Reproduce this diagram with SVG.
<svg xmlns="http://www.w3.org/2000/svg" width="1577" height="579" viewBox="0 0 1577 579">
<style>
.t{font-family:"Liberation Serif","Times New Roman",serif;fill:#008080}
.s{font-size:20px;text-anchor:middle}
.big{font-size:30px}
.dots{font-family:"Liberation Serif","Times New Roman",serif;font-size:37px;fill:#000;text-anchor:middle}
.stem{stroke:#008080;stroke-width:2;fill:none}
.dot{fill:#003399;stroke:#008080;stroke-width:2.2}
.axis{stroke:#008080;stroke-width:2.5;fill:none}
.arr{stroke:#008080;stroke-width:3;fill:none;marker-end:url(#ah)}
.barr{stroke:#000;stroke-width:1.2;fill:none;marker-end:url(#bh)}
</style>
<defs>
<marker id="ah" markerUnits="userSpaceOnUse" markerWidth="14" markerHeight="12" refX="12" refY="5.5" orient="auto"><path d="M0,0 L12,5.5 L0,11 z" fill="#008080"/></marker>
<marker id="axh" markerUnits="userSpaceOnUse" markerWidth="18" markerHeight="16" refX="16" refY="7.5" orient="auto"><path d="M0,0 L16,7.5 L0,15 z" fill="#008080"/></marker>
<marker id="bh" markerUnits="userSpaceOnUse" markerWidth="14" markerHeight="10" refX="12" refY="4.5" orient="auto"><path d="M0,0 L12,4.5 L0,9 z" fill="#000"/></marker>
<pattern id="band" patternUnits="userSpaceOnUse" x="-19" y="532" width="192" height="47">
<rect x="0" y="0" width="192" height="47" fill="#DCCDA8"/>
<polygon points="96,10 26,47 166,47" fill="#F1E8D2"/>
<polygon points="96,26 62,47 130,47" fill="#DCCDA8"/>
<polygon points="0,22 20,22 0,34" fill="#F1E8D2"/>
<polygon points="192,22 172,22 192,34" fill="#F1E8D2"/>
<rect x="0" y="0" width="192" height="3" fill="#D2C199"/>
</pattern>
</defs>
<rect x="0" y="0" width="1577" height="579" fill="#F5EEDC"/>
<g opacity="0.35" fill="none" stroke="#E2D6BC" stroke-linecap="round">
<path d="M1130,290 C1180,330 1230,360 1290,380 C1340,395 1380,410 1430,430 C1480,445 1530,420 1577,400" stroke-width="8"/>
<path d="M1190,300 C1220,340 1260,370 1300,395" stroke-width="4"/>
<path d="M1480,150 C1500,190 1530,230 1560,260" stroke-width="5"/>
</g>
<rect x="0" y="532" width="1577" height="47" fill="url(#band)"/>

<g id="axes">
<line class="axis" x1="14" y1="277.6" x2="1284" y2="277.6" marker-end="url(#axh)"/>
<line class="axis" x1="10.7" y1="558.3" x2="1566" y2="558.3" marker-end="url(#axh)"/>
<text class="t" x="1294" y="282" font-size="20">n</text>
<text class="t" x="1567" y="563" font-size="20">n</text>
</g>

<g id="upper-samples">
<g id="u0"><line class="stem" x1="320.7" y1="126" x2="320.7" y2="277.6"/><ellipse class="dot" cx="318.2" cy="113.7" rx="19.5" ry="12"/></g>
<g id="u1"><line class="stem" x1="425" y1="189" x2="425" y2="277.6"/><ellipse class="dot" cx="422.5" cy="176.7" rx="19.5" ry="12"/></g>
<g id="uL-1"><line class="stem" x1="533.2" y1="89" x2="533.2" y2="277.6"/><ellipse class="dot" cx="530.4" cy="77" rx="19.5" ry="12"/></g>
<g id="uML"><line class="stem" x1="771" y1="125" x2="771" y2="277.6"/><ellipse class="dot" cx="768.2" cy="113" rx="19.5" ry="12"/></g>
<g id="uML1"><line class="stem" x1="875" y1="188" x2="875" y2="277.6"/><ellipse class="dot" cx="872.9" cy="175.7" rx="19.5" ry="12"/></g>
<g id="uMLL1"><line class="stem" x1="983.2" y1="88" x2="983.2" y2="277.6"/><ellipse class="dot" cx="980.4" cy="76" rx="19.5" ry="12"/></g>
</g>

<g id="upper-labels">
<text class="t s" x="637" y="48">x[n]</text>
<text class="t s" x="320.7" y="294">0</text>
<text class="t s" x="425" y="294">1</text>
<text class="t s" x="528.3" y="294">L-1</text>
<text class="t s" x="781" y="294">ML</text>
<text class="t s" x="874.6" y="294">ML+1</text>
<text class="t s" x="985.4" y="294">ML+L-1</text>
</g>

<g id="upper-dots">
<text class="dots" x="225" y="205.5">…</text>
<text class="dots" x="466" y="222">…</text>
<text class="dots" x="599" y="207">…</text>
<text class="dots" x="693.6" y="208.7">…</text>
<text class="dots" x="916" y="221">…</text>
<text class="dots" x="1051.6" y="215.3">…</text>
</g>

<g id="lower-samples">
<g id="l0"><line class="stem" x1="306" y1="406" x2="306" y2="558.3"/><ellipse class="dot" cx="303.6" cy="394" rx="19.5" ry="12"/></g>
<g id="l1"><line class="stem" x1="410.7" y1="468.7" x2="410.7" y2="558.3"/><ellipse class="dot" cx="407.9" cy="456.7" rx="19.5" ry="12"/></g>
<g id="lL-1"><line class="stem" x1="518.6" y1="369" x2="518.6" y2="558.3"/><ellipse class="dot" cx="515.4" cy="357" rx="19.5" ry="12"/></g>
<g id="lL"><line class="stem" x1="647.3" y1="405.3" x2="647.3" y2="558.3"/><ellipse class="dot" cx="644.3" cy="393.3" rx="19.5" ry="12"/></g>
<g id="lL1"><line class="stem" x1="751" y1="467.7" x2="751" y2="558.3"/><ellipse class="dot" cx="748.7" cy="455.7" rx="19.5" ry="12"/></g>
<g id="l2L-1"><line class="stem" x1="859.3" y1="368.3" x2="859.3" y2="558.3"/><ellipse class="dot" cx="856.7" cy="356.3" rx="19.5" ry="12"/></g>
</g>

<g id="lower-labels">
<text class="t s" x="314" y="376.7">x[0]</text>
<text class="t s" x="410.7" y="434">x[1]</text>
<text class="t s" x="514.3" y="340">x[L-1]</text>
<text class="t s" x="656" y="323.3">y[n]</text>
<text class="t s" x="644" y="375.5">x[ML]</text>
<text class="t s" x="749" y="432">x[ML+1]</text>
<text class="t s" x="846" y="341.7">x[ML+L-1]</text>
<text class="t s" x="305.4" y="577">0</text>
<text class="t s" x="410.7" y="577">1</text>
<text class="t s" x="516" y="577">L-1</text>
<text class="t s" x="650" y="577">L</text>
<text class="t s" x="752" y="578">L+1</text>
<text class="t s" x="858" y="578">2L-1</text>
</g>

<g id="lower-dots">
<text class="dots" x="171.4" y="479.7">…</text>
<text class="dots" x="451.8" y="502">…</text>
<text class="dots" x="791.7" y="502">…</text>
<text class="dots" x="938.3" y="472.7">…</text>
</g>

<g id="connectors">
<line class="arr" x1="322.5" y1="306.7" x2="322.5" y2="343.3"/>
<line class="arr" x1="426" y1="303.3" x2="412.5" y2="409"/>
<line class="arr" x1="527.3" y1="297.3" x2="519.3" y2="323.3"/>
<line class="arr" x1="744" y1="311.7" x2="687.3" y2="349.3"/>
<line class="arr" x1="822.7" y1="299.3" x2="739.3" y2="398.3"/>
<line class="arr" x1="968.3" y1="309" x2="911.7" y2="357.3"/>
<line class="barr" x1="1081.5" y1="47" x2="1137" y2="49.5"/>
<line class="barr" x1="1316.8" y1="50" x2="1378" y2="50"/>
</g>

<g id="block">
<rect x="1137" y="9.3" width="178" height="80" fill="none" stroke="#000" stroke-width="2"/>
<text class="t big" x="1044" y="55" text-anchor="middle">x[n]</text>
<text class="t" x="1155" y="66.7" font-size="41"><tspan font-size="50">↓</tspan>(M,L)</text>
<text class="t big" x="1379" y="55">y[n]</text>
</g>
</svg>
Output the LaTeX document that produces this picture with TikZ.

◆ Goal of the exercise ◆
Note every line above where the string "with" shows up, and copy those lines.

◆ The result ◆
Reproduce this diagram with SVG.
Output the LaTeX document that produces this picture with TikZ.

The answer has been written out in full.